Couple of months back, De Beers launched its first ever Lab-grown diamond jewelry line – Lightbox. It was both a surprise to some and a well-thought-out step to some. BDI had predicted a couple of years back that diamond miners would eventually shift to Lab-grown diamonds. While, De Beers is going to start selling Lab-grown diamonds from September 2018, they have in the past stated otherwise.
De Beers said it would never sell Lab-grown diamonds
De Beers, one of the largest diamond miners in the world, monopolized the market with its price-fixing strategy for long and had strongly believed that only mined diamonds are real and rare and can be given at a life’s greatest moment.
In October 2015, De Beers told Bloomberg that Element 6’s operation focuses on creating technology to detect synthetic diamonds. Simon Lawson, Head of Technologies UK said that they were focused on detection. They came up with an ‘inexpensive’ USD 4,500 ultraviolet detector to separate real and synthetic stones.
Lawson had said, “De Beers’ focus is on natural diamonds. We would not do anything that would cannibalize that industry.”
Moreover, in an email to Racked, De Beers had denied that it will ever sell Lab-grown diamonds for use of jewelry anytime in future.
3 years later, De Beers launches Lab-grown diamond jewelry line
De Beers recently announced the launch of Lightbox – their Lab-grown diamond jewelry line. While De Beers have strategically marketed mined diamonds as rare and something that deserves to be given only at life’s greatest moments, there are various environmental and ethical issues that circle mined diamonds.
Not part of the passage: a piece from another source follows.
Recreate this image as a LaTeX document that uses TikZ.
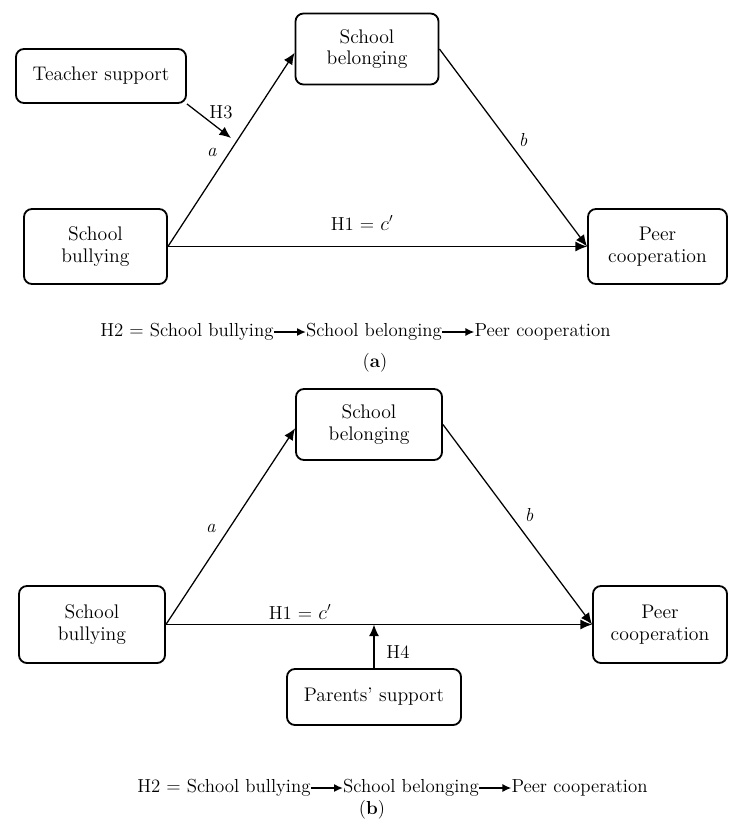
\documentclass[tikz,border=0pt]{standalone}
\usetikzlibrary{positioning,arrows.meta}

\begin{document}
\begin{tikzpicture}[x=0.025cm, y=-0.025cm, font=\fontsize{13.4}{15}\selectfont,
    box/.style={draw, line width=1.3pt, rounded corners=0.2cm, align=center, inner sep=2pt,
        font=\fontsize{14}{15.5}\selectfont},
    link/.style={line width=0.9pt, -{Latex[length=2.9mm, width=2.5mm]}},
    h2link/.style={line width=0.9pt, -{Latex[length=2.2mm, width=2mm]}},
    h2text/.style={inner sep=0pt}]
    \useasboundingbox (0,0) rectangle (729,821);

    % Panel (a): boxes
    \node[box, minimum width=4.25cm, minimum height=1.35cm] (teach) at (101,76) {Teacher support};
    \node[box, minimum width=3.575cm, minimum height=1.775cm] (belongA) at (367,49) {School\\belonging};
    \node[box, minimum width=3.575cm, minimum height=1.875cm] (bullyA) at (95.5,246.5) {School\\bullying};
    \node[box, minimum width=3.475cm, minimum height=1.875cm] (peerA) at (657.5,246.5) {Peer\\cooperation};

    % Panel (a): paths
    \coordinate (h3tip) at (231,138);
    \draw[link] (bullyA.east) -- (belongA.183);
    \draw[link] (belongA.east) -- (peerA.west);
    \draw[link] (bullyA.east) -- (peerA.west);
    \draw[link] (teach.south east) -- (h3tip);
    \node (h3lbl) at (221,112) {H3};
    \node (albA) at (212,152) {\textit{a}};
    \node (blbA) at (523,140) {\textit{b}};
    \node (h1lbA) at (362,223) {H1 = $c'$};

    % Panel (b): boxes
    \node[box, minimum width=3.65cm, minimum height=1.775cm] (belongB) at (369,424.5) {School\\belonging};
    \node[box, minimum width=3.65cm, minimum height=1.925cm] (bullyB) at (92,624.5) {School\\bullying};
    \node[box, minimum width=3.35cm, minimum height=1.925cm] (peerB) at (660,624.5) {Peer\\cooperation};
    \node[box, minimum width=4.35cm, minimum height=1.4cm] (parents) at (374,697) {Parents' support};

    % Panel (b): paths
    \coordinate (h4tip) at (374,624.5);
    \draw[link] (bullyB.east) -- (belongB.183);
    \draw[link] (belongB.east) -- (peerB.west);
    \draw[link] (bullyB.east) -- (peerB.west);
    \draw[link] (parents.north) -- (h4tip);
    \node (h4lbl) at (398,652) {H4};
    \node (albB) at (211,528) {\textit{a}};
    \node (blbB) at (529,515) {\textit{b}};
    \node (h1lbB) at (300,612) {H1 = $c'$};

    % Mediation path lines and captions
    \foreach \x/\y/\cap in {100/332/a, 137/788/b} {
        \node[h2text, anchor=west] (h2bully\cap) at (\x,\y) {H2 = School bullying};
        \node[h2text, right=0.8cm of h2bully\cap] (h2belong\cap) {School belonging};
        \node[h2text, right=0.8cm of h2belong\cap] (h2peer\cap) {Peer cooperation};
        \draw[h2link] (h2bully\cap.east) -- (h2belong\cap.west);
        \draw[h2link] (h2belong\cap.east) -- (h2peer\cap.west);
    }
    \node (capA) at (375,363) {(\textbf{a})};
    \node (capB) at (372,810) {(\textbf{b})};
\end{tikzpicture}
\end{document}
With the growing demand of Lab-grown diamonds among millennials, De Beers is all set to enter the market with a lower price point, crossing the current Lab-grown diamond market rates.
This move came as no surprise for a lot of analysts, as it was predicted that diamond miners would eventually enter the Lab-grown diamond market.
In an article by Racked – “A Lab-grown Diamond is Forever” published in 2016, Chaim Even-Zohar, a diamond industry analyst had said, “De Beers’ long-awaited participation in the gem-quality synthetics market can no longer be far off.”
De Beers will be selling these Lab-grown diamonds at very cheap rates and without any grading certificate.
Thus, from fighting Lab-grown diamonds, De Beers has pivoted to enter Lab-grown diamond gem market. De Beers has started work on its USD 94 Mn, 60,000 Sq. Ft. Lightbox factory in US, which will start producing 500,000 rough carats at full capacity by 2020.